Abortion legislation expected to be law by January 2019

The first Dáil sitting since the country voted to repeal the Eighth Amendment takes place this afternoon.

4 Taoiseach Leo Varadkar, speaking during today's debate Source:

TAOISEACH LEO VARADKAR has told the Dáil that he expects abortion legislation to be enacted in Ireland by January of 2019.

Speaking during Leaders Questions in Dáil Éireann this afternoon, Varadkar agreed with Fianna Fáil’s Micheál Martin that the Irish people ‘have indeed spoken’.

“The view of government is that it wants to legislate for the termination of pregnancies as soon as possible,” Varadkar said.

“But we don’t want to rush it either,” he said. “There will be people who don’t accept this result, and people who will wish to challenge” the resulting legislation, he added.

It’s important that we act with haste, but not with so much haste that we bring through bad legislation.

He said that he didn’t think it realistic that legislation would be enacted prior to the start of 2019, but that a first vote on the pending legislation should happen before the Dail’s summer break.

The reason for the delay will be mostly attributable to the time needed to license and regulate the various pills  required for non-surgical abortion, Varadkar said.

Fianna Fáil’s Martin meanwhile stated that the people had ‘spoken emphatically’, in voting last Friday to repeal the ‘cruel inflexibility’ of the Eighth Amendment.

He asked of Varadkar whether or not provision would be made so that women in Northern Ireland, were abortion is currently banned, could travel to the Republic for treatment, something the Taoiseach responded is “certainly something that we can look at”.

Sinn Féin leader Mary Lou McDonald meanwhile said she wished to acknowledge the contributions of certain members of the Oireachtas “who spoke out on the issue of abortion when it was perhaps not so easy to do so”.

She said that she hopes “that all members of the Oireachtas will recognise the will of the people” when it comes to passing the required legislation.

“I believe we can pass the necessary legislation promptly,” she said.

One of the most prominent TDs who campaigned against the referendum is Meath Sinn Féin deputy Peadar Tóibín.
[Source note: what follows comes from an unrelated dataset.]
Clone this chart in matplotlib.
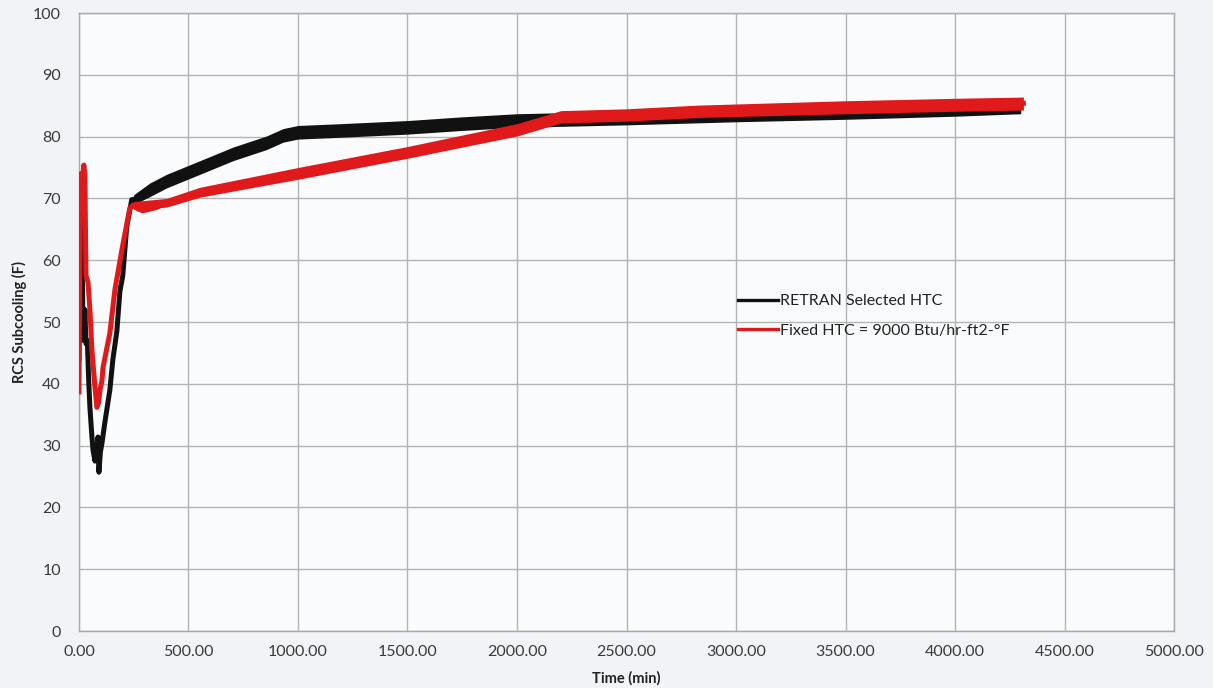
import matplotlib
matplotlib.use("Agg")
import matplotlib.pyplot as plt
from matplotlib.ticker import FormatStrFormatter

# RETRAN selected HTC (black), centre line
retran_t = [0, 5, 10, 14, 18, 22, 27, 32, 38, 45, 50, 58, 64, 73, 80, 87, 91, 98, 105,
            118, 141, 155, 173, 187, 200, 218, 241, 250, 324, 400, 552, 703, 856, 932,
            1000, 1200, 1500, 1750, 2000, 2250, 2500, 2830, 3000, 3500, 4000, 4300]
retran_v = [44, 60, 70, 62, 50, 47, 52, 46.5, 47, 40, 36.2, 32, 29.3, 27.5, 29, 31.4, 25.7,
            29, 30.4, 33.7, 39, 44, 48.5, 55, 57.5, 65.4, 69.8, 69.8, 71.4, 72.8, 75.0, 77.2,
            79.0, 80.2, 80.7, 81.0, 81.5, 82.1, 82.6, 82.8, 82.9, 83.3, 83.4, 83.8, 84.3, 84.7]
# oscillation envelope of the black trace
retran_band_t = [250, 324, 400, 552, 703, 856, 932, 1000, 1200, 1500, 1750, 2000, 2250,
                 2500, 3000, 3500, 4000, 4300]
retran_lo = [69.0, 70.3, 71.7, 73.9, 76.1, 77.9, 79.1, 79.6, 79.9, 80.4, 81.0, 81.5, 81.7,
             81.9, 82.4, 82.8, 83.3, 83.7]
retran_hi = [70.6, 72.5, 73.9, 76.1, 78.3, 80.1, 81.3, 81.8, 82.1, 82.6, 83.2, 83.7, 83.9,
             84.0, 84.4, 84.9, 85.3, 85.7]

# Fixed HTC = 9000 (red)
fixed_t = [0, 3, 8, 14, 22, 27, 32, 41, 50, 59, 73, 82, 90, 96, 105, 110, 141, 164, 196,
           232, 246, 270, 292, 350, 415, 552, 750, 1000, 1250, 1500, 1750, 2000, 2200,
           2500, 2830, 3500, 4000, 4312]
fixed_v = [38.7, 55, 74, 72, 75.4, 74, 57.5, 56.5, 52, 45.5, 39.5, 36.2, 37, 39, 40.5, 42.7,
           48.2, 55.2, 61.7, 68.4, 68.9, 68.3, 68.0, 68.5, 69.4, 71.0, 72.5, 74.0, 75.7,
           77.4, 79.3, 81.1, 83.2, 83.5, 84.1, 84.7, 85.2, 85.4]
fixed_band_t = [250, 400, 552, 1000, 1500, 2000, 2200, 2500, 2830, 3500, 4000, 4312]
fixed_lo = [68.2, 68.6, 70.2, 73.1, 76.5, 80.1, 82.2, 82.5, 83.1, 83.7, 84.1, 84.3]
fixed_hi = [69.5, 70.0, 71.8, 75.0, 78.4, 82.1, 84.2, 84.5, 85.1, 85.8, 86.2, 86.4]

x_ticks = [0, 500, 1000, 1500, 2000, 2500, 3000, 3500, 4000, 4500, 5000]
y_ticks = [0, 10, 20, 30, 40, 50, 60, 70, 80, 90, 100]

plt.rcParams['font.family'] = ['Lato', 'DejaVu Sans']

fig = plt.figure(figsize=(12.13, 6.88), dpi=100, facecolor='#f1f3f7')
ax = fig.add_axes([0.0651, 0.0828, 0.9028, 0.8983])
ax.set_facecolor('#fafbfc')

black = '#111111'
red = '#e0191b'

ax.fill_between(retran_band_t, retran_lo, retran_hi, color=black, lw=0, zorder=2)
ax.plot(retran_t, retran_v, color=black, lw=3.6, zorder=3, solid_joinstyle='round',
        label='RETRAN Selected HTC')
ax.fill_between(fixed_band_t, fixed_lo, fixed_hi, color=red, lw=0, zorder=4)
ax.plot(fixed_t, fixed_v, color=red, lw=3.6, zorder=5, solid_joinstyle='round',
        label='Fixed HTC = 9000 Btu/hr-ft2-°F')

ax.set_xlim(0, 5000)
ax.set_ylim(0, 100)
ax.set_xticks(x_ticks)
ax.set_yticks(y_ticks)
ax.xaxis.set_major_formatter(FormatStrFormatter('%.2f'))
ax.grid(True, color='#b4b4b4', lw=1)
ax.set_axisbelow(True)
for s in ax.spines.values():
    s.set_color('#a8a8a8')
    s.set_linewidth(1)
ax.tick_params(length=0, labelsize=11.5, labelcolor='#3a3a3a')
ax.tick_params(axis='y', pad=13)
ax.tick_params(axis='x', pad=10)

ax.set_xlabel('Time (min)', fontsize=10.5, fontweight='bold', color='#222222', labelpad=9)
ax.set_ylabel('RCS Subcooling (F)', fontsize=10.5, fontweight='bold', color='#222222', labelpad=4)

leg = ax.legend(loc='center left', bbox_to_anchor=(0.589, 0.51), frameon=False,
                fontsize=11.5, handlelength=2.5, handletextpad=0.1, labelspacing=0.95)
for h in leg.get_lines():
    h.set_linewidth(2.4)
for t in leg.get_texts():
    t.set_color('#222222')

fig.savefig('out.png', dpi=100, facecolor=fig.get_facecolor())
McDonald has since indicated that all members of her party are expected to vote per the party whip on any legislation.

5 Mary Lou McDonald Source:

The Sinn Féin leader also called for a second repeal – of the 1995 abortion information act this time, the reasoning being to allow women who may travel for a termination in the next seven months to be able to bring their own medical records with them on their journey.

Varadkar said he is “open to the possibility” of repealing that law as a “discreet move”, but added it was important not to lose sight of the main legislation.

“I’m not saying it’s optimum,” said McDonald in response.

But the fact is those women and girls will still have to travel, and that will still pertain until the law changes.
We cannot leave women in the impossible situation that they leave by boat or plane with just a phone number in their pocket.

“I’m suggesting it as a mitigation that at a minimum women or girls who make the journey can do it with their own medical files, in a joined-up caring move,” she added.